If I can use this example to illustrate how the three Basel II pillar would actually work in practice I think it would be a useful exercise.
The FDIC found that
…the bank was operating without effective risk management policies and procedures in place in relation to its subprime mortgage and commercial real estate lending operations. The FDIC determined, among other things, that the bank had been operating without adequate subprime mortgage loan underwriting criteria, and that it was marketing and extending subprime mortgage loans in a way that substantially increased the likelihood of borrower default or other loss to the bank.
Under Basel II, assuming an Advanced approach had been taken, action should have been occurring long before this and under all three pillars. The difference with a Standardized approach would be that in pillar one both the credit and operational risk would lack the capital penalty, but the operational risk area should still act in much the same way and the stress testing under pillar two would be simplified.
In order then:
The extension of loans backed by residential real estate under Basel I (the old accord) and under the Standardized Approach to Basel II attracts a uniform amount of capital, regardless of the risk – prime, or sub-prime it makes no difference.
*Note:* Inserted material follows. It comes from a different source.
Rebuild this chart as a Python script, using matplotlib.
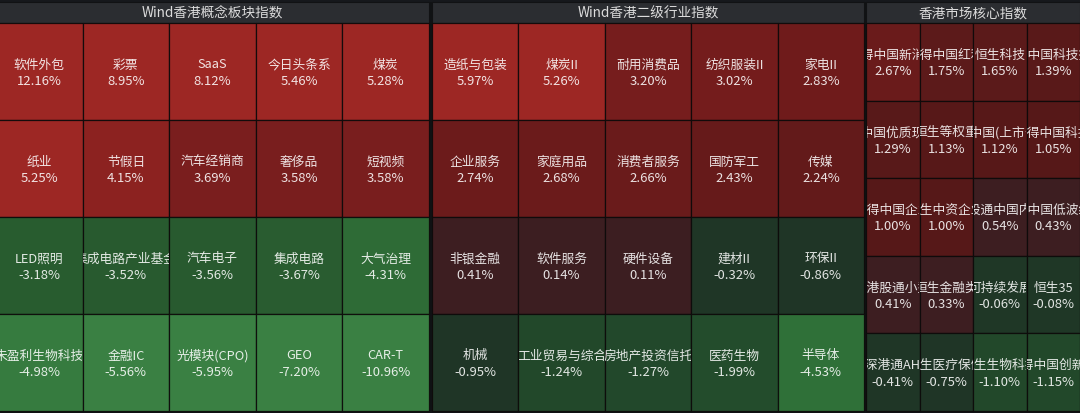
import numpy as np
import matplotlib
matplotlib.use("Agg")
import matplotlib.pyplot as plt
from matplotlib.patches import Rectangle
from matplotlib.transforms import Bbox, TransformedBbox

plt.rcParams['font.family'] = ['Noto Sans CJK SC', 'DejaVu Sans']

# ---------------- data ----------------
panel_titles = ["Wind香港概念板块指数", "Wind香港二级行业指数", "香港市场核心指数"]

concept_names = ["软件外包", "彩票", "SaaS", "今日头条系", "煤炭",
                 "纸业", "节假日", "汽车经销商", "奢侈品", "短视频",
                 "LED照明", "集成电路产业基金", "汽车电子", "集成电路", "大气治理",
                 "未盈利生物科技", "金融IC", "光模块(CPO)", "GEO", "CAR-T"]
concept_values = [12.16, 8.95, 8.12, 5.46, 5.28,
                  5.25, 4.15, 3.69, 3.58, 3.58,
                  -3.18, -3.52, -3.56, -3.67, -4.31,
                  -4.98, -5.56, -5.95, -7.20, -10.96]

industry_names = ["造纸与包装", "煤炭II", "耐用消费品", "纺织服装II", "家电II",
                  "企业服务", "家庭用品", "消费者服务", "国防军工", "传媒",
                  "非银金融", "软件服务", "硬件设备", "建材II", "环保II",
                  "机械", "工业贸易与综合", "房地产投资信托", "医药生物", "半导体"]
industry_values = [5.97, 5.26, 3.20, 3.02, 2.83,
                   2.74, 2.68, 2.66, 2.43, 2.24,
                   0.41, 0.14, 0.11, -0.32, -0.86,
                   -0.95, -1.24, -1.27, -1.99, -4.53]

core_names = ["万得中国新消费", "万得中国红利", "恒生科技", "恒生中国科技指数",
              "恒生中国优质现金流", "恒生等权重", "恒生中国(上市公司)", "万得中国科技",
              "万得中国企业", "恒生中资企业", "港股通中国内地", "恒生中国低波红利",
              "恒生港股通小型股", "恒生金融类", "可持续发展", "恒生35",
              "沪深港通AH股", "恒生医疗保健", "恒生生物科技", "万得中国创新药"]
core_values = [2.67, 1.75, 1.65, 1.39,
               1.29, 1.13, 1.12, 1.05,
               1.00, 1.00, 0.54, 0.43,
               0.41, 0.33, -0.06, -0.08,
               -0.41, -0.75, -1.10, -1.15]

# ---------------- style: colour scale ----------------
POS_STOPS = [0.0, 0.999, 1.0, 1.8, 2.2, 2.7, 3.0, 3.7, 4.15, 5.0]
POS_RGB = [(60, 30, 33), (62, 30, 33), (86, 24, 24), (92, 26, 26), (98, 26, 26),
           (107, 27, 27), (116, 28, 28), (122, 30, 30), (140, 34, 32), (157, 39, 36)]
NEG_STOPS = [-5.2, -4.98, -4.5, -4.3, -3.6, -3.1, -2.0, -1.0, -0.999, 0.0]
NEG_RGB = [(58, 128, 67), (54, 123, 63), (47, 111, 56), (46, 107, 54), (40, 90, 47),
           (40, 92, 47), (35, 76, 44), (34, 71, 42), (31, 53, 38), (31, 55, 38)]


def cell_color(v):
    if v >= 0:
        stops, rgb = POS_STOPS, POS_RGB
    else:
        stops, rgb = NEG_STOPS, NEG_RGB
    arr = np.array(rgb, dtype=float)
    return tuple(np.interp(v, stops, arr[:, k]) / 255.0 for k in range(3))


# ---------------- layout ----------------
W, H = 1080, 414
TOP, HEAD_H, BOTTOM = 3, 21, 412
panels = [
    dict(x0=-4, x1=429, ncols=5, nrows=4, names=concept_names, values=concept_values),
    dict(x0=432, x1=864, ncols=5, nrows=4, names=industry_names, values=industry_values),
    dict(x0=866, x1=1080, ncols=4, nrows=5, names=core_names, values=core_values),
]

fig = plt.figure(figsize=(W / 100, H / 100), dpi=100)
fig.patch.set_facecolor('#101215')
ax = fig.add_axes([0, 0, 1, 1])
ax.set_xlim(0, W)
ax.set_ylim(H, 0)
ax.axis('off')

# top strip
ax.add_patch(Rectangle((0, 0), W, TOP, fc='#16181c', ec='none'))

text_col = (1, 1, 1, 0.87)
for p, title in zip(panels, panel_titles):
    x0, x1 = p['x0'], p['x1']
    ax.add_patch(Rectangle((x0, TOP), x1 - x0, HEAD_H, fc='#2b2d31',
                           ec='#111214', lw=0.8))
    ax.text((x0 + x1) / 2, TOP + HEAD_H / 2, title, ha='center', va='center',
            fontsize=9.8, color='#dcdcdc')
    y0 = TOP + HEAD_H
    cw = (x1 - x0) / p['ncols']
    ch = (BOTTOM - y0) / p['nrows']
    for i, (name, val) in enumerate(zip(p['names'], p['values'])):
        r, c = divmod(i, p['ncols'])
        cx0 = x0 + c * cw
        cy0 = y0 + r * ch
        rect = Rectangle((cx0, cy0), cw, ch, fc=cell_color(val),
                         ec=(0.05, 0.04, 0.04, 0.9), lw=0.9)
        ax.add_patch(rect)
        xc = cx0 + cw / 2
        yc = cy0 + ch / 2
        clip = TransformedBbox(Bbox([[cx0 + 0.5, cy0], [cx0 + cw - 0.5, cy0 + ch]]),
                               ax.transData)
        t1 = ax.text(xc, yc - 7.5, name, ha='center', va='center',
                     fontsize=9.2, color=text_col, clip_on=True)
        t2 = ax.text(xc, yc + 9, f"{val:.2f}%", ha='center', va='center',
                     fontsize=9.4, color=text_col, clip_on=True)
        t1.set_clip_box(clip)
        t2.set_clip_box(clip)

fig.savefig('out.png', dpi=100, facecolor=fig.get_facecolor())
Under the IRB credit risk section of pillar one of Basel II, however, each loan will be categorised into risk grades and appropriate amounts of capital held against each category based on the bank’s internal risk assessment. So, a bank with large amounts of sub-prime lending will need more capital than one without that portfolio structure.
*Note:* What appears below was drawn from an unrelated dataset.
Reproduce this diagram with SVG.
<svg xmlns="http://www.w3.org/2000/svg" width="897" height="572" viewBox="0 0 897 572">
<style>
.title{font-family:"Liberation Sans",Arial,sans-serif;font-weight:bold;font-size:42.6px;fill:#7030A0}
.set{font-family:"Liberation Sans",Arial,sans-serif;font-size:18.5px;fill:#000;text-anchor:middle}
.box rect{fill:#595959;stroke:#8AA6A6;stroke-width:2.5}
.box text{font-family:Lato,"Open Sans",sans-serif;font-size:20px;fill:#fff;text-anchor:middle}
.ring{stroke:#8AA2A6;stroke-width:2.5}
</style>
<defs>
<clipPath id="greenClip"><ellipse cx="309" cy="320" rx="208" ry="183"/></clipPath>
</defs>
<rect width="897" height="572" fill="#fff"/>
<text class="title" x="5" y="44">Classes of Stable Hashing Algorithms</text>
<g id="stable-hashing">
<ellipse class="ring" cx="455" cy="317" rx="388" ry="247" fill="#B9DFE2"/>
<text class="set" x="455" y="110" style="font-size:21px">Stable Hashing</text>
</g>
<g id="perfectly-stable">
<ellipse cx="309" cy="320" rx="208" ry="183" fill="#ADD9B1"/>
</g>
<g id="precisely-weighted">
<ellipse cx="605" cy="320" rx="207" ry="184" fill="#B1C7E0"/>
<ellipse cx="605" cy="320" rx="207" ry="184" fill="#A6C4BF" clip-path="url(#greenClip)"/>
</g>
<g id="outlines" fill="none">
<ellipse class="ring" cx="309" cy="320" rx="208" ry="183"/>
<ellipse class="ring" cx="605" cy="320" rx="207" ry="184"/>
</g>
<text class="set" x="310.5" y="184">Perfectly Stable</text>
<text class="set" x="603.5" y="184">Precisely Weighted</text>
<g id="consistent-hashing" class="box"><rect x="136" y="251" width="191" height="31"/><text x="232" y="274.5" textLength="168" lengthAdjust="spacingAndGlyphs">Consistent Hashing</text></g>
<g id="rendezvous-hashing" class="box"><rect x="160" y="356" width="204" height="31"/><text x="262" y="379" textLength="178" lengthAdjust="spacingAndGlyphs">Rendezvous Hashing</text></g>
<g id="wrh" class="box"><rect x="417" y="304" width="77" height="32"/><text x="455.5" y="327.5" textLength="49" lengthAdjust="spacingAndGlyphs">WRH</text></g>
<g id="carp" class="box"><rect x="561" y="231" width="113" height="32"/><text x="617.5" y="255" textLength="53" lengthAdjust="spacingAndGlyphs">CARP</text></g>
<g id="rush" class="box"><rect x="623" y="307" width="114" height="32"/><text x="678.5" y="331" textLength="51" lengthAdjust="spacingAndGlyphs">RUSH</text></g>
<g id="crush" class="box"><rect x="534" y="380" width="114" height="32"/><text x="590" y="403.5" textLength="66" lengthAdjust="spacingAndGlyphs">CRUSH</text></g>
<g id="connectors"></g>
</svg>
Importantly, this does not mean that banks will not be able to lend sub-prime – just that they will need to hold appropriate amounts of capital to reflect the risk – and, hopefully, price them appropriately.
In the operational risk area, though, things get even more interesting. A strong operational risk management structure would have looked at the risks being run within the lending operations of the bank and started to increase the capital required by that side of the business. The difference between this and internal audit is that internal audit would report to the board on the risks and probably not hit many or any KPIs. The operational risk area would pick up on the work of internal audit and then require more capital from the lending area – increasing their costs and acting as a powerful incentive to fix the problems.
This is where stress testing and, in extremis, the regulator, comes in. Under pillar one, only a one year PD is required*. Without stress testing the capital figure would only relate to the amount expected to be lost in the next 12 months – meaning that Fremont, given the current relatively benign conditions, probably would not be needing much extra capital due to their sub-prime portfolio.
Under pillar two, though, using stress tests they need to show that the capital they have is appropriate for the longer term – something they may have struggled to do. Again, this means that, for an institution like Fremont, more capital would be needed – providing strong incentives to moderate behaviour, or at least make it pay appropriately.
If all of the internal mechanisms within the bank have failed (and those under pillar three, below) the regulator can then step in and, under pillar two, take action – and the scope for action is virtually unlimited. It can be as simple as requiring modified stress tests, a model review to confirm internal modelling or through to a measure as harsh (and blunt) as the sorts of action the FDIC just took.
This is the oft neglected pillar of Basel II – but it is important. It is designed to try to ensure that the providers of funds to the institution (this includes the shareholders, depositors, other banks and the wholesalers) can do a proper assessment of the risks of their supplying funds. Clear and open reports on the way the bank is lending, and the performance of those assets, should ensure that funding follows profitable activity, imposing price sanctions on poor lending much faster than a regulator even will.
* – I know that there are mechanisms regarding the LGDs and EADs. This whole area of TTC vs. PIT LGDs and EADs is, in itself, a very long discussion that I will not go into in this post. I will simplify here.